In September 2018, the Supreme Court of India in the Sabarimala Temple Entry Case held that Sabarimala’s exclusion of menstruating women violated the Constitution. Article 25(2)(b) was one of the provisions that were at the heart of judicial and public reasoning around the case.
Article 25 provides that ‘…all persons are equally entitled to freedom of conscience and the right freely to profess, practise and propagate religion...’ subject to certain limitations, reflected in Article 25(2)(b), that include legislative attempts at social reform and ‘throwing open of throwing open of Hindu religious institutions of a public character to all classes and sections of Hindus’
Clearly, the framers of the Constitution felt that social reform legislation should not be constrained by the right to religious freedom. However, a scrutiny of the Committee Stages of the constitution-making process indicates that this was not always the case.
On March 26, 1947, the Constituent Assembly’s Sub-Committee for Fundamental Rights drew up the freedom of religion Article in the following way:
All Persons are equally entitled to freedom of conscience and the right freely to profess and practise religion in a manner compatible with public order, morality or health.
Explanation I – The wearing and carrying of kirpans shall be deemed to be included in the practice of Sikh religion
Explanation II – The right to profess and practise religion shall not include economic, financial, political or other secular activities associated with religious worship.
Rajkumari Amrit Kaur, a member of the Committee, was not happy. She felt ‘that the clause is defective in as much as it might invalidate legislation against anti-social customs which have the sanction of religion’.
Five days later the Committee prepared a Draft Report in which the right to religious freedom provision still did not contain an exception for social reform legislation.
This made Kaur, along with another member Hansa Mehta, to write a letter to B.N. Rau, the Assembly’s Constitutional Advisor:
‘…As we are are all aware there are several customs practised in the name of religion eg., pardha, child marriage, polygamy, unequal laws of inheritance, prevention of inter-caste marriages, dedication of girls to temples. We are naturally anxious that no clause in fundamental rights shall make impossible future legislation for the purpose of wiping out these evils…’
They added that existing social legislation like the Sarda Act (Child Marriage Restraint Act, 1929) and the Window Remarriage Act might be compromised.
Kaur and Mehta found an ally in Alladi Krishnaswami Ayyar, an influential member of the Sub-Committee, who also wrote a letter to B.N. Rau: ‘…there is a good deal to be said in favour of what the lady members have urged…’.

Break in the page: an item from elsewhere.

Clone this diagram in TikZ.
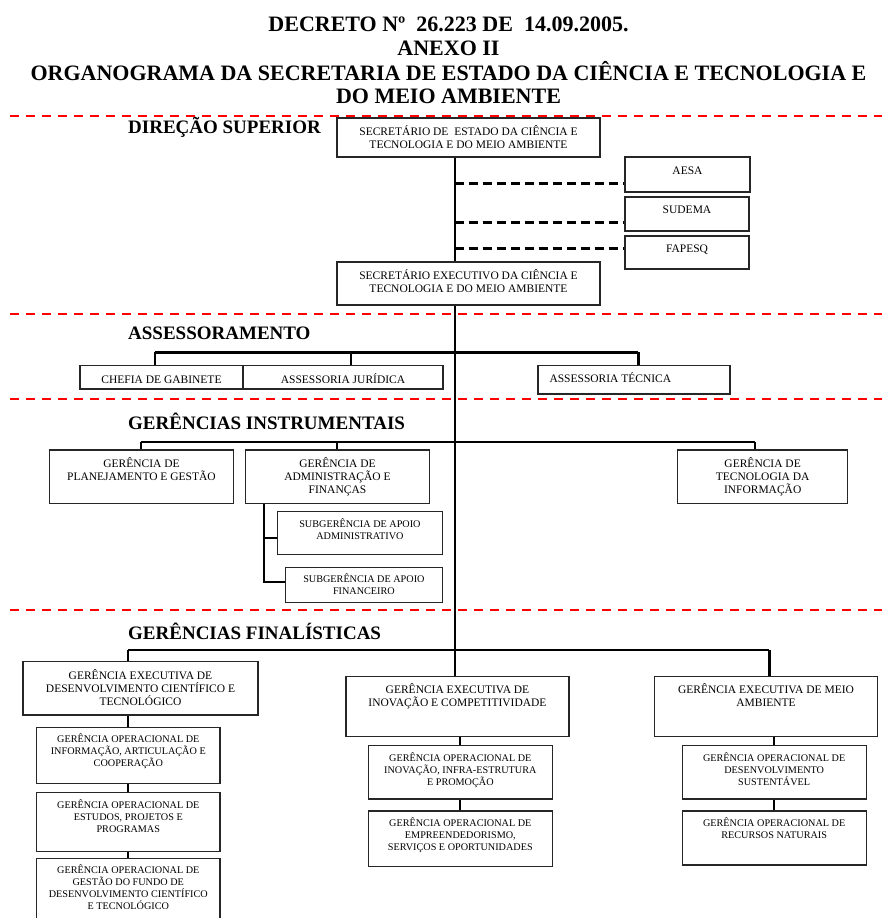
\documentclass[tikz,border=0pt]{standalone}
\usepackage{fontspec}
\setmainfont{Liberation Serif}
\usetikzlibrary{calc}
\newcommand\mbx[4]{\parbox[c][#2pt][t]{#1pt}{\fontsize{11.5}{13.3}\selectfont\centering\vspace*{\dimexpr#3pt-12pt\relax}\rule{0pt}{12pt}#4\par}}
\newcommand\lbx[4]{\parbox[c][#2pt][t]{#1pt}{\fontsize{11.5}{13.3}\selectfont\raggedright\vspace*{\dimexpr#3pt-12pt\relax}\hspace*{11.5pt}\rule{0pt}{12pt}#4\par}}
\newcommand\sbx[4]{\parbox[c][#2pt][t]{#1pt}{\fontsize{10.2}{12}\selectfont\centering\vspace*{\dimexpr#3pt-11pt\relax}\rule{0pt}{11pt}#4\par}}
\tikzset{
  box/.style={draw=black!85, line width=1.2pt, inner sep=0pt, rectangle},
  ttl/.style={font=\fontsize{22}{24}\selectfont\bfseries, inner sep=0pt, anchor=base},
  seclbl/.style={font=\fontsize{19}{21}\selectfont\bfseries, inner sep=0pt, anchor=base west},
  trunk/.style={line width=2pt},
  bar/.style={line width=2.5pt},
  drop/.style={line width=2pt},
  linkdash/.style={line width=3pt, dash pattern=on 9pt off 5pt},
  reddash/.style={draw=red, line width=2pt, dash pattern=on 9pt off 7pt}
}
\begin{document}
\begin{tikzpicture}[x=1pt,y=-1pt]
\useasboundingbox (0,0) rectangle (882,918);
% titles
\node[ttl] (t1) at (448.5,31) {DECRETO Nº\ \ 26.223 DE\ \ 14.09.2005.};
\node[ttl] (t2) at (448.5,55) {ANEXO II};
\node[ttl] (t3) at (448.5,80) {ORGANOGRAMA DA SECRETARIA DE ESTADO DA CIÊNCIA E TECNOLOGIA E};
\node[ttl] (t4) at (448.5,103) {DO MEIO AMBIENTE};
% section labels
\node[seclbl] (l1) at (128,133) {DIREÇÃO SUPERIOR};
\node[seclbl] (l2) at (128,339.3) {ASSESSORAMENTO};
\node[seclbl] (l3) at (128,429) {GERÊNCIAS INSTRUMENTAIS};
\node[seclbl] (l4) at (128,639.3) {GERÊNCIAS FINALÍSTICAS};
% boxes
\node[box] (sec) at (468.5,137.5) {\mbx{263}{39}{17.3}{SECRETÁRIO DE\ \ ESTADO DA CIÊNCIA E\\TECNOLOGIA E DO MEIO AMBIENTE}};
\node[box] (aesa) at (687.5,174.5) {\mbx{125}{35}{17.8}{AESA}};
\node[box] (sudema) at (687,214) {\mbx{124}{34}{16.3}{SUDEMA}};
\node[box] (fapesq) at (687,252.5) {\mbx{124}{33}{16.5}{FAPESQ}};
\node[box] (secex) at (468.5,283.5) {\mbx{263}{43}{17.1}{SECRETÁRIO EXECUTIVO DA CIÊNCIA E\\TECNOLOGIA E DO MEIO AMBIENTE}};
\node[box] (chefia) at (161.5,377.35) {\mbx{163}{23.3}{17.4}{CHEFIA DE GABINETE}};
\node[box] (jur) at (343,377.35) {\mbx{200}{23.3}{17.4}{ASSESSORIA JURÍDICA}};
\node[box] (tec) at (634,379.85) {\lbx{192}{28.3}{16.4}{ASSESSORIA TÉCNICA}};
\node[box] (plan) at (141.45,476.65) {\mbx{183.9}{53.3}{17.3}{GERÊNCIA DE\\PLANEJAMENTO E GESTÃO}};
\node[box] (adm) at (337.45,476.65) {\mbx{183.3}{53.3}{17.3}{GERÊNCIA DE\\ADMINISTRAÇÃO E\\FINANÇAS}};
\node[box] (ti) at (762.65,476.65) {\mbx{169.9}{53.3}{17.3}{GERÊNCIA DE\\TECNOLOGIA DA\\INFORMAÇÃO}};
\node[box] (sadm) at (359.95,533) {\sbx{165.3}{42.6}{15.5}{SUBGERÊNCIA DE APOIO\\ADMINISTRATIVO}};
\node[box] (sfin) at (363.9,585) {\sbx{157.4}{35.4}{15.3}{SUBGERÊNCIA DE APOIO\\FINANCEIRO}};
\node[box] (gedct) at (140.5,688.35) {\mbx{235}{53.3}{17.6}{GERÊNCIA EXECUTIVA DE\\DESENVOLVIMENTO CIENTÍFICO E\\TECNOLÓGICO}};
\node[box] (geinov) at (457.5,706.7) {\mbx{223}{60}{16.6}{GERÊNCIA EXECUTIVA DE\\INOVAÇÃO E COMPETITIVIDADE}};
\node[box] (gema) at (766.05,706.7) {\mbx{222.7}{60}{16.6}{GERÊNCIA EXECUTIVA DE MEIO\\AMBIENTE}};
\node[box] (go1) at (128.3,755.5) {\sbx{183.4}{55.6}{14.9}{GERÊNCIA OPERACIONAL DE\\INFORMAÇÃO, ARTICULAÇÃO E\\COOPERAÇÃO}};
\node[box] (go2) at (128.3,822.2) {\sbx{183.4}{59}{15.9}{GERÊNCIA OPERACIONAL DE\\ESTUDOS, PROJETOS E\\PROGRAMAS}};
\node[box] (go3) at (128.3,890.15) {\sbx{183.4}{63.7}{15.4}{GERÊNCIA OPERACIONAL DE\\GESTÃO DO FUNDO DE\\DESENVOLVIMENTO CIENTÍFICO\\E TECNOLÓGICO}};
\node[box] (goinov) at (460.35,772.35) {\sbx{183.9}{53.3}{15.5}{GERÊNCIA OPERACIONAL DE\\INOVAÇÃO, INFRA-ESTRUTURA\\E PROMOÇÃO}};
\node[box] (goemp) at (460.35,838.85) {\sbx{183.9}{55.7}{15.2}{GERÊNCIA OPERACIONAL DE\\EMPREENDEDORISMO,\\SERVIÇOS E OPORTUNIDADES}};
\node[box] (gods) at (774.15,772.35) {\sbx{183.9}{53.3}{15.5}{GERÊNCIA OPERACIONAL DE\\DESENVOLVIMENTO\\SUSTENTÁVEL}};
\node[box] (gorn) at (774.15,838) {\sbx{183.9}{54}{15.2}{GERÊNCIA OPERACIONAL DE\\RECURSOS NATURAIS}};
% trunk
\coordinate (mx) at (454.5,0);
\draw[trunk] (sec.south -| mx) -- (secex.north -| mx);
\draw[trunk] (secex.south -| mx) -- (geinov.north -| mx);
% dashed links
\coordinate (d1) at (454.5,183.3);
\coordinate (d2) at (454.5,222.7);
\coordinate (d3) at (454.5,248.3);
\draw[linkdash] (d1) -- (d1 -| aesa.west);
\draw[linkdash] (d2) -- (d2 -| sudema.west);
\draw[linkdash] (d3) -- (d3 -| fapesq.west);
% assessoramento
\coordinate (a1) at (154.7,352.3);
\coordinate (a2) at (351,352.3);
\coordinate (a3) at (638.4,352.3);
\draw[bar] (a1) -- (a3);
\draw[drop] (a1) -- (a1 |- chefia.north);
\draw[drop] (a2) -- (a2 |- jur.north);
\draw[drop, line width=3pt] (a3) -- (a3 |- tec.north);
% instrumentais
\coordinate (i1) at (140.6,442.3);
\coordinate (i3) at (755.4,442.3);
\draw[drop] (i1) -- (i3);
\draw[drop] (i1) -- (i1 |- plan.north);
\draw[drop] (adm.north |- i1) -- (adm.north);
\draw[drop] (i3) -- (i3 |- ti.north);
\coordinate (s1) at (263.8,538.3);
\coordinate (s2) at (263.8,581.7);
\draw[drop] (s1 |- adm.south) -- (s2) -- (s2 -| sfin.west);
\draw[drop] (s1) -- (s1 -| sadm.west);
% finalisticas
\coordinate (f1) at (128.2,650);
\coordinate (f3) at (769.4,650);
\draw[bar] (f1) -- (f3);
\draw[drop] (f1) -- (f1 |- gedct.north);
\draw[drop, line width=3pt] (f3) -- (f3 |- gema.north);
\draw[drop] (go1.north |- gedct.south) -- (go1.north);
\draw[drop] (go1.south) -- (go2.north);
\draw[drop] (go2.south) -- (go3.north);
\draw[drop] (goinov.north |- geinov.south) -- (goinov.north);
\draw[drop] (goinov.south) -- (goemp.north);
\draw[drop] (gods.north |- gema.south) -- (gods.north);
\draw[drop] (gods.south) -- (gorn.north);
% red separators
\coordinate (r1a) at (10,116);   \coordinate (r1b) at (882,116);
\coordinate (r2a) at (10,314.3); \coordinate (r2b) at (882,314.3);
\coordinate (r3a) at (10,399.3); \coordinate (r3b) at (882,399.3);
\coordinate (r4a) at (10,610);   \coordinate (r4b) at (882,610);
\draw[reddash] (r1a) -- (r1b);
\draw[reddash] (r2a) -- (r2b);
\draw[reddash] (r3a) -- (r3b);
\draw[reddash] (r4a) -- (r4b);
\end{tikzpicture}
\end{document}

Ayyar felt that clause, as it stood, gave a chance for the federal court to view ‘religion and practice of religion’ in a wide sense and this may invalidate existing and stall future social legislation and that ‘…an apprehension of this sort is not ill-founded is clear from section 116 of the Australian Constitution relating to freedom in matters of religious belief and exercise of religion in Adelaide of Jehova’s Witnesses v. Commonwealth…’.
He further added that when the Government of India Act 1935 was being passed ‘a deputation of orthodox Hindus pressed upon parliament to safeguard religious from interference of any kind by the legislature’. The parliament a the time refused to entertain the demanded as it would ‘stand in the way of social and religious reform’. Ayyar suggested that the Assembly should adopt a similar attitude; he urged Rau to consider drafting and placing a clause into the provision that would protect social reform legislation.
These interventions at the early stages of constitution-making led to the Constituent Assembly inserting an exception clause, which after a couple of iterations, settled into the form that exists today as 25(2)(b).